Trudny czas przed nami
Minione ćwierć wieku wskazuje, że ten wykrzesany, uwolniony potencjał, który mógł zaistnieć i oddziaływać na rozwój gospodarczy, społeczny w latach 90., gdzie samorządy mogły realizować zadania w oparciu o idee i założenia tej pierwotnej, początkowej idei samorządności, nie powinny być odkładane ad acta czy zastępowane być innymi rozwiązaniami.

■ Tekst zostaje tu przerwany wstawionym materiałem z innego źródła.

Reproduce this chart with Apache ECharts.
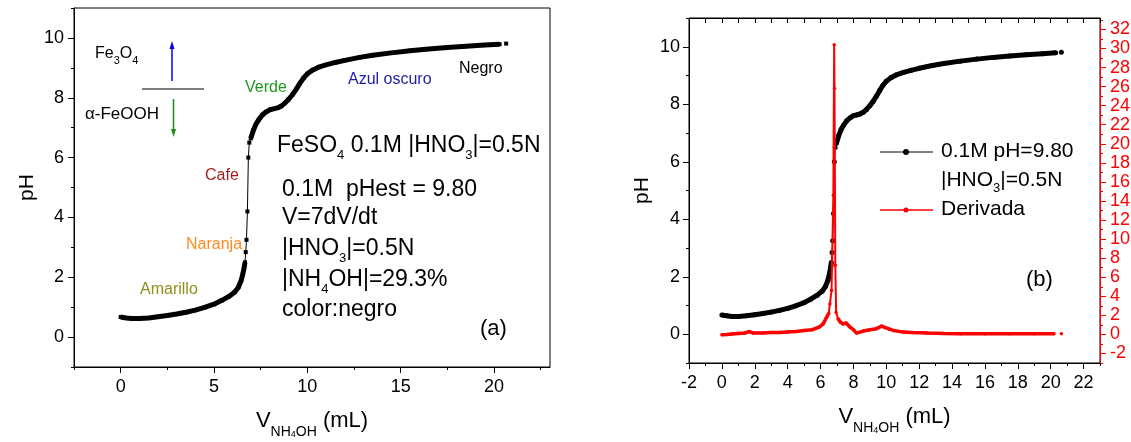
<!DOCTYPE html>
<html>
<head>
<meta charset="utf-8">
<script src="https://cdn.jsdelivr.net/npm/echarts@6/dist/echarts.min.js"></script>
<style>
html,body{margin:0;padding:0;background:#fff;}
#c{width:1131px;height:442px;}
</style>
</head>
<body>
<div id="c"></div>
<script>
// ---- data ----
const volume = [0.00,0.30,0.60,1.00,1.50,2.00,2.50,3.00,3.50,4.00,4.50,5.00,5.40,5.80,6.10,6.30,6.45,6.55,6.62,6.66,6.70,6.74,6.79,6.84,6.89,6.97,7.10,7.25,7.40,7.60,7.80,8.00,8.20,8.40,8.60,8.80,9.00,9.20,9.40,9.60,9.80,10.00,10.30,10.60,11.00,11.50,12.00,12.80,13.50,14.50,15.50,16.50,17.50,18.50,19.50,20.30,20.65];
const ph = [0.67,0.64,0.62,0.62,0.64,0.68,0.72,0.77,0.83,0.90,0.99,1.10,1.22,1.36,1.50,1.66,1.88,2.12,2.34,2.50,2.84,3.25,4.20,6.00,6.50,6.64,6.90,7.12,7.27,7.43,7.53,7.60,7.63,7.66,7.72,7.82,7.95,8.10,8.28,8.48,8.66,8.80,8.93,9.02,9.10,9.18,9.25,9.35,9.42,9.50,9.57,9.63,9.68,9.72,9.76,9.79,9.81];
const volumeDer = [0.00,0.30,0.60,1.00,1.40,1.65,1.90,2.50,3.00,3.50,4.00,4.50,5.00,5.50,5.90,6.16,6.37,6.50,6.57,6.67,6.78,6.83,6.85,6.90,6.95,7.07,7.20,7.38,7.55,7.79,8.00,8.19,8.40,8.60,9.00,9.40,9.72,9.90,10.20,10.43,11.04,11.60,12.50,13.50,14.50,16.00,17.50,19.00,20.20,20.65];
const derivative = [-0.03,0.00,0.05,0.10,0.15,0.30,0.15,0.15,0.20,0.20,0.25,0.30,0.40,0.50,0.75,1.10,1.80,2.20,3.20,4.60,14.60,30.40,25.80,7.25,2.30,1.65,1.30,1.10,1.20,0.77,0.50,0.14,0.24,0.35,0.49,0.60,0.87,0.75,0.55,0.42,0.24,0.20,0.14,0.10,0.07,0.07,0.07,0.07,0.07,0.07];

// tick labels
const volTicksA = [0,5,10,15,20];
const volMinorA = [-2.5,2.5,7.5,12.5,17.5,22.5];
const volTicksB = [-2,0,2,4,6,8,10,12,14,16,18,20,22];
const volMinorB = [-1,1,3,5,7,9,11,13,15,17,19,21,23];
const volAllB = [-2,-1,0,1,2,3,4,5,6,7,8,9,10,11,12,13,14,15,16,17,18,19,20,21,22,23];
const phTicks = [0,2,4,6,8,10];
const phMinor = [-1,1,3,5,7,9,11];
const derTicks = [-2,0,2,4,6,8,10,12,14,16,18,20,22,24,26,28,30,32];
const derMinor = [-3,-1,1,3,5,7,9,11,13,15,17,19,21,23,25,27,29,31,33];

// segments: steep jump and isolated final reading are drawn thin
const JUMP_LO = 6.66, JUMP_HI = 6.97, TAIL = 20.3;
const SPIKE_LO = 6.55, SPIKE_HI = 7.0;

const thickPH = volume.map((v,i) => (v > JUMP_LO && v < JUMP_HI) || v > TAIL ? [v, null] : [v, ph[i]]);
const thinPH = [];
volume.forEach((v,i) => { if (v > TAIL) thinPH.push([v, null]); thinPH.push([v, ph[i]]); });
const thickDer = volumeDer.map((v,i) => (v > SPIKE_LO && v < SPIKE_HI) || v > TAIL ? [v, null] : [v, derivative[i]]);
const thinDer = [];
volumeDer.forEach((v,i) => { if (v > TAIL) thinDer.push([v, null]); thinDer.push([v, derivative[i]]); });

const FONT = 'Liberation Sans, Arial, sans-serif';
const chart = echarts.init(document.getElementById('c'), null, {renderer: 'canvas'});

function xTitle() {
  return {
    name: '{b|V}{s|NH}{t|4}{s|OH}{b| (mL)}',
    nameLocation: 'middle',
    nameGap: 36,
    nameTextStyle: {
      fontFamily: FONT, color: '#000',
      rich: {
        b: {fontSize: 22, lineHeight: 36, fontFamily: FONT, color: '#000'},
        s: {fontSize: 14, lineHeight: 14, verticalAlign: 'bottom', fontFamily: FONT, color: '#000'},
        t: {fontSize: 9, lineHeight: 1, verticalAlign: 'bottom', fontFamily: FONT, color: '#000'}
      }
    }
  };
}
const axLine = {show: true, onZero: false, lineStyle: {color: '#000', width: 1}};
const noLine = {show: false, onZero: false};
const lbl = (vals, margin, color) => ({show: true, customValues: vals, margin: margin, fontSize: 18, fontFamily: FONT, color: color || '#000'});

function rt(x, y, text, size, color, subSize) {
  return {
    type: 'text', x: x, y: y, z: 100,
    style: {
      text: text, fill: color || '#000', align: 'left', verticalAlign: 'middle',
      font: size + 'px ' + FONT,
      rich: {
        b: {fontSize: size, lineHeight: size + 8, fontFamily: FONT, fill: color || '#000'},
        s: {fontSize: subSize || Math.round(size * 0.62), lineHeight: Math.round(size * 0.25), verticalAlign: 'bottom', fontFamily: FONT, fill: color || '#000'}
      }
    }
  };
}

const option = {
  animation: false,
  backgroundColor: '#fff',
  grid: [
    {left: 74, top: 8, width: 476, height: 359, outerBoundsMode: 'none', show: true, borderColor: '#000', borderWidth: 1, backgroundColor: 'transparent'},
    {left: 689, top: 18, width: 411, height: 345, outerBoundsMode: 'none', show: true, borderColor: '#000', borderWidth: 1, backgroundColor: 'transparent'}
  ],
  xAxis: [
    Object.assign({type: 'value', gridIndex: 0, min: -2.5, max: 23, position: 'bottom',
      axisLine: axLine, splitLine: {show: false},
      axisTick: {show: true, customValues: volTicksA, length: 6, lineStyle: {color: '#000'}},
      axisLabel: lbl(volTicksA, 11)}, xTitle()),
    {type: 'value', gridIndex: 0, min: -2.5, max: 23, position: 'bottom',
      axisLine: noLine, splitLine: {show: false},
      axisTick: {show: true, customValues: volMinorA, length: 3, lineStyle: {color: '#000'}},
      axisLabel: {show: false, customValues: volMinorA}},
    Object.assign({type: 'value', gridIndex: 1, min: -2, max: 23, position: 'bottom',
      axisLine: axLine, splitLine: {show: false},
      axisTick: {show: true, customValues: volTicksB, length: 6, lineStyle: {color: '#000'}},
      axisLabel: lbl(volTicksB, 11)}, xTitle()),
    {type: 'value', gridIndex: 1, min: -2, max: 23, position: 'bottom',
      axisLine: noLine, splitLine: {show: false},
      axisTick: {show: true, customValues: volMinorB, length: 3, lineStyle: {color: '#000'}},
      axisLabel: {show: false, customValues: volMinorB}},
    {type: 'value', gridIndex: 1, min: -2, max: 23, position: 'top',
      axisLine: axLine, splitLine: {show: false},
      axisTick: {show: true, inside: true, customValues: volAllB, length: 5, lineStyle: {color: '#000'}},
      axisLabel: {show: false, customValues: volAllB}}
  ],
  yAxis: [
    {type: 'value', gridIndex: 0, min: -1, max: 11, position: 'left',
      name: 'pH', nameLocation: 'middle', nameGap: 36, nameRotate: 90,
      nameTextStyle: {fontSize: 21, fontFamily: FONT, color: '#000'},
      axisLine: axLine, splitLine: {show: false},
      axisTick: {show: true, customValues: phTicks, length: 6, lineStyle: {color: '#000'}},
      axisLabel: lbl(phTicks, 10)},
    {type: 'value', gridIndex: 0, min: -1, max: 11, position: 'left', offset: 0,
      axisLine: noLine, splitLine: {show: false},
      axisTick: {show: true, customValues: phMinor, length: 3, lineStyle: {color: '#000'}},
      axisLabel: {show: false, customValues: phMinor}},
    {type: 'value', gridIndex: 1, min: -1, max: 11, position: 'left',
      name: 'pH', nameLocation: 'middle', nameGap: 36, nameRotate: 90,
      nameTextStyle: {fontSize: 21, fontFamily: FONT, color: '#000'},
      axisLine: axLine, splitLine: {show: false},
      axisTick: {show: true, customValues: phTicks, length: 6, lineStyle: {color: '#000'}},
      axisLabel: lbl(phTicks, 9)},
    {type: 'value', gridIndex: 1, min: -1, max: 11, position: 'left', offset: 0,
      axisLine: noLine, splitLine: {show: false},
      axisTick: {show: true, customValues: phMinor, length: 3, lineStyle: {color: '#000'}},
      axisLabel: {show: false, customValues: phMinor}},
    {type: 'value', gridIndex: 1, min: -3, max: 33.2, position: 'right',
      axisLine: {show: true, onZero: false, lineStyle: {color: '#ff0000', width: 1}}, splitLine: {show: false},
      axisTick: {show: true, customValues: derTicks, length: 6, lineStyle: {color: '#ff0000'}},
      axisLabel: lbl(derTicks, 10, '#ff0000')},
    {type: 'value', gridIndex: 1, min: -3, max: 33.2, position: 'right', offset: 0,
      axisLine: noLine, splitLine: {show: false},
      axisTick: {show: true, customValues: derMinor, length: 3, lineStyle: {color: '#ff0000'}},
      axisLabel: {show: false, customValues: derMinor}}
  ],
  series: [
    {type: 'line', xAxisIndex: 0, yAxisIndex: 0, data: thickPH, showSymbol: false, connectNulls: false,
      lineStyle: {color: '#000', width: 5}, z: 3},
    {type: 'line', xAxisIndex: 0, yAxisIndex: 0, data: thinPH, symbol: 'rect', symbolSize: 4, showAllSymbol: true, connectNulls: false,
      itemStyle: {color: '#000'}, lineStyle: {color: '#000', width: 1}, z: 4},
    {type: 'line', xAxisIndex: 2, yAxisIndex: 2, data: thickPH, showSymbol: false, connectNulls: false,
      lineStyle: {color: '#000', width: 5}, z: 3},
    {type: 'line', xAxisIndex: 2, yAxisIndex: 2, data: thinPH, symbol: 'circle', symbolSize: 5, showAllSymbol: true, connectNulls: false,
      itemStyle: {color: '#000'}, lineStyle: {color: '#000', width: 1}, z: 4},
    {type: 'line', xAxisIndex: 2, yAxisIndex: 4, data: thickDer, showSymbol: false, connectNulls: false,
      lineStyle: {color: '#ff0000', width: 3.5}, z: 5},
    {type: 'line', xAxisIndex: 2, yAxisIndex: 4, data: thinDer, symbol: 'circle', symbolSize: 3.5, showAllSymbol: true, connectNulls: false,
      itemStyle: {color: '#ff0000'}, lineStyle: {color: '#ff0000', width: 2}, z: 6}
  ],
  graphic: [
    // left panel annotations
    rt(95, 54, '{b|Fe}{s|3}{b|O}{s|4}', 16, '#000', 11),
    {type: 'line', shape: {x1: 172, y1: 81, x2: 172, y2: 47}, style: {stroke: '#0000ff', lineWidth: 1.5}},
    {type: 'polygon', shape: {points: [[169.5, 49], [174.5, 49], [172, 41]]}, style: {fill: '#0000ff'}},
    {type: 'line', shape: {x1: 142, y1: 89, x2: 204, y2: 89}, style: {stroke: '#000', lineWidth: 1}},
    rt(85, 114, '{b|α-FeOOH}', 17, '#000'),
    {type: 'line', shape: {x1: 173.5, y1: 99, x2: 173.5, y2: 130}, style: {stroke: '#1a8a1a', lineWidth: 1.5}},
    {type: 'polygon', shape: {points: [[171, 129], [176, 129], [173.5, 137]]}, style: {fill: '#1a8a1a'}},
    rt(245, 88, '{b|Verde}', 16, '#1e9a1e'),
    rt(205, 176, '{b|Cafe}', 16, '#9e1c1c'),
    rt(186, 245, '{b|Naranja}', 16, '#ff8a1e'),
    rt(140, 290, '{b|Amarillo}', 16, '#8f8f1a'),
    rt(348, 80, '{b|Azul oscuro}', 16, '#1c1ca8'),
    rt(459, 69, '{b|Negro}', 16, '#000'),
    rt(277, 146, '{b|FeSO}{s|4}{b| 0.1M |HNO}{s|3}{b||=0.5N}', 23, '#000', 13),
    rt(282, 190, '{b|0.1M  pHest = 9.80}', 23, '#000'),
    rt(282, 218, '{b|V=7dV/dt}', 23, '#000'),
    rt(282, 249, '{b||HNO}{s|3}{b||=0.5N}', 23, '#000', 13),
    rt(282, 280, '{b||NH}{s|4}{b|OH|=29.3%}', 23, '#000', 13),
    rt(282, 310, '{b|color:negro}', 23, '#000'),
    rt(480, 329, '{b|(a)}', 22, '#000'),
    // right panel legend and label
    {type: 'line', shape: {x1: 880, y1: 152, x2: 933, y2: 152}, style: {stroke: '#000', lineWidth: 1}},
    {type: 'circle', shape: {cx: 906, cy: 152, r: 3}, style: {fill: '#000'}},
    rt(941, 151, '{b|0.1M pH=9.80}', 21, '#000'),
    rt(941, 180, '{b||HNO}{s|3}{b||=0.5N}', 21, '#000', 13),
    {type: 'line', shape: {x1: 880, y1: 210, x2: 933, y2: 210}, style: {stroke: '#ff0000', lineWidth: 1.5}},
    {type: 'circle', shape: {cx: 906, cy: 210, r: 2.5}, style: {fill: '#ff0000'}},
    rt(941, 209, '{b|Derivada}', 21, '#000'),
    rt(1026, 280, '{b|(b)}', 22, '#000')
  ]
};
chart.setOption(option);
</script>
</body>
</html>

Ludzie sami proponowali pewne rozwiązania i później robili wszystko, by je realizować. To całkiem inny sposób rozwiązywania problemów niż w dużym mieście, gdzie większość ludzi jest anonimowa i gdzie życie jest regulowane innymi założeniami. Bardzo ważny i trudny okres przed nami, niebawem okaże się, jakimi rozwiązaniami będzie można realizować przyjęte założenia, które według wicepremiera Morawieckiego są bardzo ambitne i mają sprowadzić nas na zupełnie inny, wyższy poziom. Zgadzam się z tym, bo zależy mi na tym, byśmy byli krajem rozwiniętym, szanowanym i mającym coraz wyższy przyrost wskaźnika PKB. Miejmy jednak świadomość, że to wszystko mają zrobić ludzie. I to nie tylko ci funkcjonujący w stolicy, w kręgach rządowych, parlamentarnych czy centralnych urzędów, to przede wszystkim mają zrobić ci w gminach, powiatach, województwach. I dlatego teraz należałoby z szacunkiem podchodzić do tych sugestii, propozycji, które płyną z tych szczebli samorządowych. Trudny okres przed nami jako krajem, przed parlamentem, wiele z tych kwestii budzi bardzo gorące dyskusje, jest duży poziom emocji. Czy to wszystko przełoży się na bardzo dobre rozwiązania, chciałbym w to wierzyć, że tak będzie. Rzeczywistość pokaże. A co się tyczy się wyborów samorządowych, to okaże się to w niedługim czasie, bo pewne założenia muszą być przyjęte ze stosownym wyprzedzeniem przed jesiennymi wyborami samorządowymi. A później sam ich przebieg, efekty to już jest przedział czasowy dłuższy. I oby się nie okazało, że po pewnym czasie trzeba wracać do wcześniejszych rozwiązań, a czas juz minął.